Oxford, Transport, , — January 2022

Oxford's Magdalen Bridge is plausibly the second busiest cycle route and the busiest bus route in the United Kingdom; it is also a major pedestrian route. It is probably the most critical link in the city's transport system.


When data from it was available, the Vivacity counter on Magdalen Bridge occasionally showed over 9,000 cycle movements a day. And I was at a Vivacity demo, on a Tuesday in November 2021, where the dashboard showed that 415 cycles had gone over the bridge in just fifteen minutes in the morning peak! Numbers are significantly lower outside term-time, however, so the yearly totals will be under two million. London's Cycle Superhighway 3 (the East-West route along the Embankment) is clearly busier, peaking at over 10,000 cycles a day and moving over two million cycles a year, but CS6 at Blackfriar's Bridge only reached 1.135 million cycle movements in 2020. I don't know of any busier routes, so Magdalen Bridge is plausibly the second busiest cycle route in the UK. And similar numbers of people walk across the bridge, probably more on average than cycle.

Worldwide, the busiest cycle route is probably Utrecht's Vredenburg, which carries 30,000+ cycles a day. A Guardian article: "Queen Louise Bridge, said to be the world’s busiest bike route, where a digital counter tells us how many cyclists have passed this way in the previous four months: about 1.2 million." but that's only 10,000 cycles a day.

Magdalen Bridge also carries around 2000 buses a day and around 200/hour in peak. (The Vivacity counter sometimes topped 2000 in a day and Robert Weetman reported a manual count of 198 buses in an hour on High St, which misses the 12 local buses an hour on Longwall.) London's Oxford Street used to carry 270 buses per hour, but that was reduced by 40%. The busiest route outside London may be the Wimslow Rd bus corridor in Manchester with at least 120 buses/hour. ("The half mile stretch of route in the city centre between the RNCM and Oxford Road station has a timetabled average of nearly a bus every 30 seconds in each direction.") So Magdalen Bridge is plausibly the busiest bus route in the entire country!

Magdalen Bridge remains a major barrier to sustainable transport, however. The problem is not the bridge itself, where the "over-allocated" cycle lanes work pretty well given the space constraints, but rather the junctions at either end, the Plain roundabout to the east and the Longwall-High junction to the west. Congestion at these junctions delays buses, and both junctions are hotspots for cycling collisions as well as deterring many people from cycling over Magdalen Bridge at all. (I have lost track of the number of competent adult cyclists who have told me they simply won't cycle through the Plain, and I myself have only ever cycled it with my 8 year-old on Sundays, and even then only northbound from Iffley Rd to the bridge, which is the easiest movement.)

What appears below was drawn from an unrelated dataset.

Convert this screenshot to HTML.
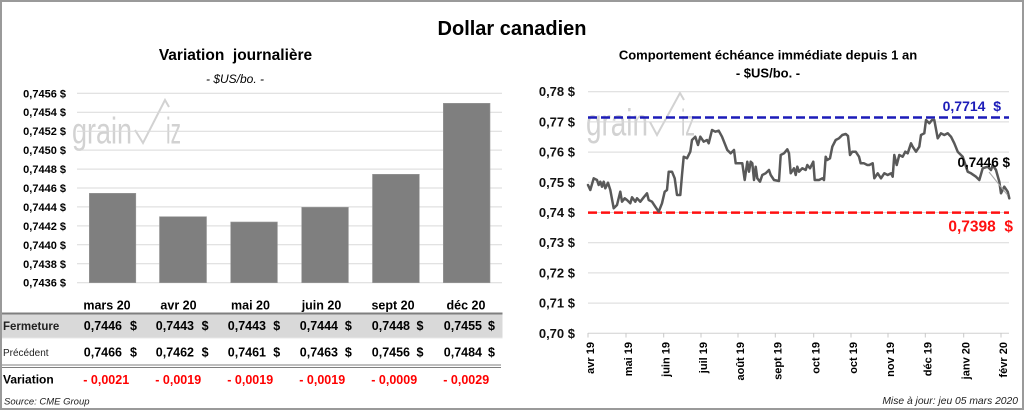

Magdalen Bridge should be prioritised as a foot, cycle and bus route by removing private motor traffic. This was being contemplated as far back as 1975 and was envisaged as part of Connecting Oxford, but I think traffic reduction here is more important than elsewhere. Restrictions should be in place 24/7 and a bus gate should be located on St Cross Rd or Longwall rather than South Parks Rd, to minimise access traffic needing to use Longwall. (This is apparently Oxford University's preference too, allowing the entire science area and most of the collages to be accessed from the north.) There should also be a bus gate on St Clements, to stop the Plain being part of a through route from East Oxford to Marston or Headington. [Update: a month after I wrote that, the county announced "transport proposals to achieve a zero carbon transport network", with the bus gate moved to St Cross and with the additional bus gate on St Clements.]

The key is to reduce traffic enough to allow for the junctions to be redesigned. Plans for making the Plain accessible to cycling were scotched because of bus company concerns over delays, but in the absence of other motor traffic that will be less of a concern. The Longwall junction needs to work without a separate right-turn lane for motor traffic, which would free up space for a cycle lane, for cycles waiting to turn, and for wider pavements. The pinch point just west of the junction will remain and, with just 12m total width available, mixing motor traffic (buses and taxis) with cycles here may be unavoidable. But traffic could be reduced by time-restricting service/loading access and making the High St bus gate operate all day. And with Longwall carrying just buses, taxis and tiny amounts of access traffic, the narrowest pinch point there could operate with alternating traffic lights and a single traffic lane, or in a similar way to Queen St, with motor traffic doing 5mph.